Денег получалось каждый раз от 150 до 200 тысяч рублей «думскими», и выдавались они без списков, распределялись лично Казиным, причем последний руководствовался семейным и материальным положением служащих и выдавал их как бы из средств сберегательной кассы взаимообразно. Никому отчета в выданных суммах Казин не давал и расписок с получателей не брал.

На вопрос председателя о том, не кажется ли обвиняемому странным, что капиталисты, которых рабочие и крестьяне прогнали, все-таки продолжают посылать деньги своим служащим, Казин дает довольно путанное объяснение.

Деньги выдавались приблизительно 15-20 процентам служащих. Между прочим, Казин просил некоторых служащих о произведенных им выдачах никому не говорить.

На вопрос обвинителя, почему высшие служащие Нобеля стойко стояли на работе, когда вся интеллигенция саботировала, Казин сообщил, что считал советское правительство явлением временным.

Следующим допрашивается управляющий петроградским районным нефтяным комитетом Гармсен В. В., который подтверждает факт прощания Нобеля со своими служащими. По его словам, на этом прощальном собрании было 10-12 ответственных служащих, которых Нобель благодарил за прежнюю службу и выражал надежду, что они и «в будущем будут ему еще служить».

На вопрос председателя о том, давал ли Гармсен Таганцеву сведения о положении нефтяной промышленности, обвиняемый отвечает, что он дал Таганцеву, поколебавшись, сведения о наличности нефтяных запасов в Петрограде, причем Таганцев объяснил ему, что эти сведения ему нужны для газетной статьи.

Что касается сумм, получаемых из-за границы, то Гармсен подтвердил показания Казина и добавил, что в первый раз эти суммы были получены от Тихвинского (расстрелянного по постановлению ПЧК), а потом ему приносили деньги гр. Понамарева и ее сын. Два раза он получал деньги из Эстонии, через курьеров и через курьеров же – от Нобеля из Стокгольма.

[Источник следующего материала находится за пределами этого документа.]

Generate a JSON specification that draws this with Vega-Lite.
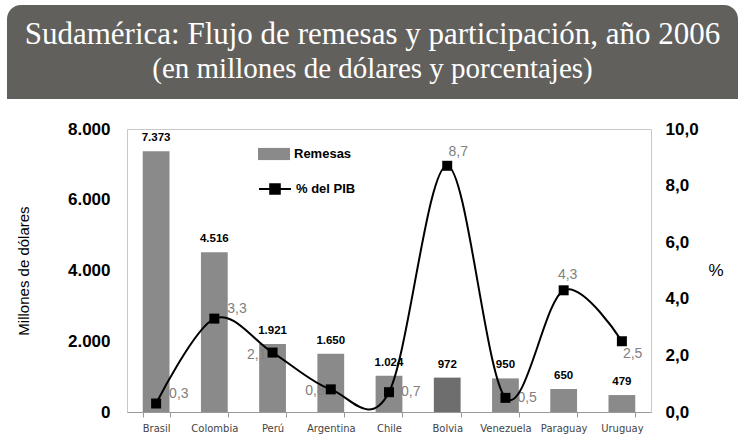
{
  "$schema": "https://vega.github.io/schema/vega-lite/v6.json",
  "background": "#ffffff",
  "padding": {"left": 7, "top": 5, "right": 7, "bottom": 5},
  "spacing": 30,
  "bounds": "flush",
  "center": false,
  "resolve": {"legend": {"fill": "independent", "stroke": "independent"}},
  "config": {
    "locale": {"number": {"decimal": ",", "thousands": ".", "grouping": [3], "currency": ["", ""]}},
    "view": {"stroke": "#c8c8c8"},
    "font": "Liberation Sans"
  },
  "vconcat": [
    {
      "data": {"values": [{}]},
      "width": 731,
      "height": 94,
      "view": {"stroke": null},
      "title": {
        "text": "Sudamérica: Flujo de remesas y participación, año 2006",
        "subtitle": "(en millones de dólares y porcentajes)",
        "offset": -80,
        "anchor": "middle",
        "frame": "group",
        "color": "#ffffff",
        "subtitleColor": "#ffffff",
        "font": "Liberation Serif",
        "subtitleFont": "Liberation Serif",
        "fontSize": 31,
        "subtitleFontSize": 29,
        "fontWeight": "normal",
        "subtitlePadding": 4
      },
      "mark": {"type": "rect", "color": "#62605d", "cornerRadiusTopLeft": 14, "cornerRadiusTopRight": 14},
      "encoding": {}
    },
    {
      "bounds": "flush",
      "spacing": 0,
      "resolve": {"legend": {"fill": "independent", "stroke": "independent"}},
      "hconcat": [
        {
          "data": {"values": [{}]},
          "width": 120,
          "height": 10,
          "view": {"stroke": null},
          "mark": {"type": "rect", "opacity": 0},
          "encoding": {}
        },
        {
          "data": {
            "values": [
              {"pais": "Brasil", "remesas": 7373, "pib": 0.3},
              {"pais": "Colombia", "remesas": 4516, "pib": 3.3},
              {"pais": "Perú", "remesas": 1921, "pib": 2.1},
              {"pais": "Argentina", "remesas": 1650, "pib": 0.8},
              {"pais": "Chile", "remesas": 1024, "pib": 0.7},
              {"pais": "Bolvia", "remesas": 972, "pib": 8.7},
              {"pais": "Venezuela", "remesas": 950, "pib": 0.5},
              {"pais": "Paraguay", "remesas": 650, "pib": 4.3},
              {"pais": "Uruguay", "remesas": 479, "pib": 2.5}
            ]
          },
          "width": 524,
          "height": 283,
          "encoding": {
            "x": {
              "field": "pais",
              "type": "nominal",
              "scale": {
                "domain": ["Brasil", "Colombia", "Perú", "Argentina", "Chile", "Bolvia", "Venezuela", "Paraguay", "Uruguay"],
                "paddingInner": 0.54,
                "paddingOuter": 0.27
              },
              "axis": {
                "title": null,
                "labelAngle": 0,
                "labelFont": "DejaVu Sans",
                "labelFontSize": 10,
                "labelColor": "#444444",
                "domainColor": "#999999",
                "tickColor": "#999999",
                "tickBand": "extent",
                "tickSize": 5,
                "labelPadding": 6,
                "grid": false
              }
            }
          },
          "layer": [
            {
              "encoding": {
                "y": {
                  "field": "remesas",
                  "type": "quantitative",
                  "scale": {"domain": [0, 8000]},
                  "axis": {
                    "orient": "left",
                    "values": [0, 2000, 4000, 6000, 8000],
                    "format": ",d",
                    "title": "Millones de dólares",
                    "titleFont": "Liberation Sans",
                    "titleFontSize": 15,
                    "titleFontWeight": "normal",
                    "titleColor": "#000000",
                    "labelFont": "Liberation Sans",
                    "labelFontSize": 17,
                    "labelFontWeight": "bold",
                    "labelColor": "#000000",
                    "ticks": false,
                    "domain": false,
                    "grid": false,
                    "labelPadding": 17,
                    "titlePadding": 36
                  }
                }
              },
              "layer": [
                {
                  "mark": {"type": "bar"},
                  "encoding": {
                    "fill": {
                      "condition": {"test": "datum.pais === 'Bolvia'", "value": "#6e6e6e"},
                      "datum": "Remesas",
                      "scale": {"range": ["#8a8a8a"]},
                      "legend": {
                        "orient": "none",
                        "legendX": 131,
                        "legendY": 9,
                        "title": null,
                        "symbolType": "M-1,-0.38H1V0.38H-1Z",
                        "symbolSize": 1024,
                        "symbolStrokeWidth": 0,
                        "labelFont": "Liberation Sans",
                        "labelFontSize": 13,
                        "labelFontWeight": "bold",
                        "labelColor": "#000000",
                        "labelOffset": 4,
                        "padding": 0
                      }
                    }
                  }
                },
                {
                  "mark": {"type": "text", "baseline": "middle", "dy": -13, "fontWeight": "bold", "fontSize": 11.5, "color": "#000000"},
                  "encoding": {
                    "text": {"field": "remesas", "type": "quantitative", "format": ",d"}
                  }
                }
              ]
            },
            {
              "encoding": {
                "y": {
                  "field": "pib",
                  "type": "quantitative",
                  "scale": {"domain": [0, 10]},
                  "axis": {
                    "orient": "right",
                    "values": [0, 2, 4, 6, 8, 10],
                    "format": ".1f",
                    "title": "%",
                    "titleAngle": 0,
                    "titleBaseline": "middle",
                    "titleAlign": "left",
                    "titleFont": "Liberation Sans",
                    "titleFontSize": 17,
                    "titleFontWeight": "normal",
                    "titleColor": "#000000",
                    "labelFont": "Liberation Sans",
                    "labelFontSize": 17,
                    "labelFontWeight": "bold",
                    "labelColor": "#000000",
                    "ticks": false,
                    "domain": false,
                    "grid": false,
                    "labelPadding": 14,
                    "titlePadding": 10
                  }
                }
              },
              "layer": [
                {
                  "transform": [{"filter": {"field": "pais", "oneOf": ["Brasil", "Colombia"]}}],
                  "mark": {"type": "text", "align": "left", "baseline": "middle", "dx": 13, "dy": -10, "fontSize": 14, "color": "#808080"},
                  "encoding": {"text": {"field": "pib", "type": "quantitative", "format": ".1f"}}
                },
                {
                  "transform": [{"filter": {"field": "pais", "oneOf": ["Bolvia"]}}],
                  "mark": {"type": "text", "align": "center", "baseline": "middle", "dx": 11, "dy": -14, "fontSize": 14, "color": "#808080"},
                  "encoding": {"text": {"field": "pib", "type": "quantitative", "format": ".1f"}}
                },
                {
                  "transform": [{"filter": {"field": "pais", "oneOf": ["Paraguay"]}}],
                  "mark": {"type": "text", "align": "center", "baseline": "middle", "dx": 4, "dy": -15, "fontSize": 14, "color": "#808080"},
                  "encoding": {"text": {"field": "pib", "type": "quantitative", "format": ".1f"}}
                },
                {
                  "transform": [{"filter": {"field": "pais", "oneOf": ["Chile", "Venezuela"]}}],
                  "mark": {"type": "text", "align": "left", "baseline": "middle", "dx": 12, "dy": 0, "fontSize": 14, "color": "#808080"},
                  "encoding": {"text": {"field": "pib", "type": "quantitative", "format": ".1f"}}
                },
                {
                  "transform": [{"filter": {"field": "pais", "oneOf": ["Perú", "Argentina"]}}],
                  "mark": {"type": "text", "align": "right", "baseline": "middle", "dx": -6, "dy": 2, "fontSize": 14, "color": "#808080"},
                  "encoding": {"text": {"field": "pib", "type": "quantitative", "format": ".1f"}}
                },
                {
                  "transform": [{"filter": {"field": "pais", "oneOf": ["Uruguay"]}}],
                  "mark": {"type": "text", "align": "left", "baseline": "middle", "dx": 1, "dy": 13, "fontSize": 14, "color": "#808080"},
                  "encoding": {"text": {"field": "pib", "type": "quantitative", "format": ".1f"}}
                },
                {
                  "mark": {"type": "line", "interpolate": "cardinal", "strokeWidth": 2},
                  "encoding": {
                    "stroke": {
                      "datum": "% del PIB",
                      "scale": {"range": ["#000000"]},
                      "legend": {
                        "orient": "none",
                        "legendX": 131,
                        "legendY": 43,
                        "title": null,
                        "symbolType": "M-1,0H1M-0.3,-0.3H0.3V0.3H-0.3Z",
                        "symbolSize": 1024,
                        "labelFont": "Liberation Sans",
                        "labelFontSize": 13,
                        "labelFontWeight": "bold",
                        "labelColor": "#000000",
                        "labelOffset": 4,
                        "padding": 0,
                        "encode": {"symbols": {"update": {"fill": {"value": "#000000"}, "stroke": {"value": "#000000"}, "strokeWidth": {"value": 2}, "opacity": {"value": 1}}}}
                      }
                    }
                  }
                },
                {
                  "mark": {"type": "point", "shape": "square", "filled": true, "size": 100, "color": "#000000", "opacity": 1}
                }
              ]
            }
          ],
          "resolve": {"scale": {"y": "independent"}}
        }
      ]
    }
  ]
}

На вопрос обвинителя о том, знал ли он в момент дачи сведений Таганцуву о наличии нефти и о преступной деятельности его, обвиняемый отговорился незнанием. Между прочим, из оглашенного показания Гармсена на предварительном следствии видно, что он знал об участии Таганцева в контрреволюционной организации, о доставке им белогвардейских газет и т. д. Это свое показание Гармсен поясняет, что он считал Таганцева контрреволюционером постольку, поскольку тот критически относился к Советской власти.

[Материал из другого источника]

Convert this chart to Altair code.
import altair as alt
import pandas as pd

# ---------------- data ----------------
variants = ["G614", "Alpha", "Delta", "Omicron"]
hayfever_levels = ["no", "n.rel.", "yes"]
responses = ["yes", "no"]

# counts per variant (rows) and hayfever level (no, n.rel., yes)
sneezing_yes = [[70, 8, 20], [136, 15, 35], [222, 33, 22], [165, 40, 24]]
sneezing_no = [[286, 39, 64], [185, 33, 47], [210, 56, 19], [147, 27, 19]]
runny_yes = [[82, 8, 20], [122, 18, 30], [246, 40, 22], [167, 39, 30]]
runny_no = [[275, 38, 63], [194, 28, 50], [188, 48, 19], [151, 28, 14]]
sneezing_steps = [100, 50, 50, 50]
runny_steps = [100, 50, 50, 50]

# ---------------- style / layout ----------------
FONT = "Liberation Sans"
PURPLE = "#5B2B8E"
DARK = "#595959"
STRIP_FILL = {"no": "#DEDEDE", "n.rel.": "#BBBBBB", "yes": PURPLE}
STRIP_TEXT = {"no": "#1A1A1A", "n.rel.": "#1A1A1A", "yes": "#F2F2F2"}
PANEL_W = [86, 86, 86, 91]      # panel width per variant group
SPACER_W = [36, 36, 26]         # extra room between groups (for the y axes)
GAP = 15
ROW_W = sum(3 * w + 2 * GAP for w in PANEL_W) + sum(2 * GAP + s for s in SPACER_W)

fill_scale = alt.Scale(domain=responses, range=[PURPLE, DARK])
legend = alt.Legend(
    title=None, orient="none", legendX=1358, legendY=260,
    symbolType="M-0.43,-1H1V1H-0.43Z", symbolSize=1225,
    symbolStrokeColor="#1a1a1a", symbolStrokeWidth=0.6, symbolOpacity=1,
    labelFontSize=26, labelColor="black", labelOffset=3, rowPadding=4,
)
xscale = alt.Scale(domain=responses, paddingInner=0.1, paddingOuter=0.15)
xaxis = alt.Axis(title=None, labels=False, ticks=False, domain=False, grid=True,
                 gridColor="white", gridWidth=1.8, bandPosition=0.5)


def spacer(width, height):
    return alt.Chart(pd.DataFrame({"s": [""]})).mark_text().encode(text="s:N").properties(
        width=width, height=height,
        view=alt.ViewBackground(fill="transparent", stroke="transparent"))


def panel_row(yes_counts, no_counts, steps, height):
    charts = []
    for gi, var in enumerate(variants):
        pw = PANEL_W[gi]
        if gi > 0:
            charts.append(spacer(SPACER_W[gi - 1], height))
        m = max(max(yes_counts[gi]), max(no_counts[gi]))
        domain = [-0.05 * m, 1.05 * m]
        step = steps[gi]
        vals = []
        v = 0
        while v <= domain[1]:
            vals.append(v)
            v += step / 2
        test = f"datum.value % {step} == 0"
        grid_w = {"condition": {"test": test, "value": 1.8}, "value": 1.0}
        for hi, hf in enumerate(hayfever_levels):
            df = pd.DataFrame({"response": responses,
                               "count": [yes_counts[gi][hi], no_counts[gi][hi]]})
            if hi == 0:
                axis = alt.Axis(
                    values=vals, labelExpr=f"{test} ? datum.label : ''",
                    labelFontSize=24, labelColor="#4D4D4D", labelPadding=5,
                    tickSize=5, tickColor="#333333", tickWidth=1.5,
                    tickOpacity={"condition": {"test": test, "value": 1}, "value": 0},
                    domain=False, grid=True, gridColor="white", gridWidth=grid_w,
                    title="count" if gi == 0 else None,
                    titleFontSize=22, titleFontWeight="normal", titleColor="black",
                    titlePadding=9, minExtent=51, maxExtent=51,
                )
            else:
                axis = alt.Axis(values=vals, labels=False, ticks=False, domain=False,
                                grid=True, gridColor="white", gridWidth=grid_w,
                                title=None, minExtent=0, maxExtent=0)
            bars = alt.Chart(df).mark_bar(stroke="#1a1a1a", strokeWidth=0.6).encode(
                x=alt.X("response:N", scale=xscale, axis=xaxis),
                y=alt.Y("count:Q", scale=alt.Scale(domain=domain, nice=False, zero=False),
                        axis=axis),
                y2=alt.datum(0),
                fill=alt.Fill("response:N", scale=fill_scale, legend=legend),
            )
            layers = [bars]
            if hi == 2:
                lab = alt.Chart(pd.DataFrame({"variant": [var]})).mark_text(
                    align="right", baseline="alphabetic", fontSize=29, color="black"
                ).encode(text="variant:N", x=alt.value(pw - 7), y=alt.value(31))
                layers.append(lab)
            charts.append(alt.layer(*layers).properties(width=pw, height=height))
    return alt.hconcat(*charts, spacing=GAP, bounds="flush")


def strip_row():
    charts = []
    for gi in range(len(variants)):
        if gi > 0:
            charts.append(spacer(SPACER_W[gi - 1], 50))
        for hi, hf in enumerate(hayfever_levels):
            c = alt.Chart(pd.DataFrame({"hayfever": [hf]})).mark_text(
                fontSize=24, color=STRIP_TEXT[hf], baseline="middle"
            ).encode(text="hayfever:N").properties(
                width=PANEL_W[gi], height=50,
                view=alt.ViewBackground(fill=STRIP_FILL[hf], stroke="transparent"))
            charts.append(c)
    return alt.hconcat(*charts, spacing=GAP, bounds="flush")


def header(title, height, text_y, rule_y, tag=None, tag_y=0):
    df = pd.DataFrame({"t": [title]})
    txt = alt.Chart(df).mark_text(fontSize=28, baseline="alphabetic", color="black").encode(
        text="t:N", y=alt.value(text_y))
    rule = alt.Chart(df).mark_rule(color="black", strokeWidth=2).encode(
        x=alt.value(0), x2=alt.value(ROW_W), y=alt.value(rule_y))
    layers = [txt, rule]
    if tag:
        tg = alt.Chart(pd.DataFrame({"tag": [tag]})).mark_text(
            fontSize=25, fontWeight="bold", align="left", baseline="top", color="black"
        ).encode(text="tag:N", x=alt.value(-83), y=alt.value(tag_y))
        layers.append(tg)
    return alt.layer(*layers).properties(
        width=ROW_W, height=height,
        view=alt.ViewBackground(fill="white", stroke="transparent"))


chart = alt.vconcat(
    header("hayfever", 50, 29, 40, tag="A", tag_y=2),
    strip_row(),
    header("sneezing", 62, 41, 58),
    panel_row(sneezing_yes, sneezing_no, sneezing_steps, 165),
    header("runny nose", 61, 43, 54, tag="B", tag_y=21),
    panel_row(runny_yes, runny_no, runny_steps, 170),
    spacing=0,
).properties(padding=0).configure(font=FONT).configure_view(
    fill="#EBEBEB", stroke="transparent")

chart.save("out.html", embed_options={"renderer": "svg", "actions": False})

Между прочим, Гармсен знал и о посылке Тихвинским за границу брошюр, заключавших в себе отчеты о состоянии нефтяной промышленности.

Характерны ответ на вопрос обвинителя о том, для кого же обвиняемый работал в период интервенции, для Нобеля или для Советской России, последний отвечает: «Для себя».

В вечернем заседании был допрошен бывший член коллегии, начальник технического правления главнефти в Москве, Истомин В. К.

Показания этого обвиняемого проливают некоторый свет на это, вообще, туманное дело.

На суде выяснилось, что Истомин принимал близкое участие к освобождению Тихвинского, имевшего отношение к делу Таганцева.

На категорически поставленный обвинителем вопрос, чем вызвано такое «рвение» подсудимого, последний заявил, что он опасался как бы «химическая лаборатория» не осталась без руководителя.

Много времени занимает вопрос о получении Истоминым «какого-то» миллиона рублей.

Истомин в январе 1918 г. получил полный расчет от Нобеля и вдруг в 1918 году получает от Тихвинского миллион рублей. Вначале он думал, что этот миллион ему прислал из-за границы бывший служащий Нобеля Беллавин, и деньги эти некоторое время подержал у себя, а потом начал расходовать и «израсходовал».

Впоследствии Тихвинский подтвердил, что эти деньги присланы в счет частного долга Беллавина. Однако, обвиняемый Гарман заявил, что этот миллион нобелевский.

В процессе судебного следствия выяснилось, что гражданин Истомин прошел 4 курса технологического факультета, на за революционную деятельность был выслан на окраины. Принадлежал к партии народовольная, взгляды которой и теперь разделяет.

Заседание заканчивается заявлением обвинителя о том, что не только народовольцы, но и эсеры заключали союз с монархистами.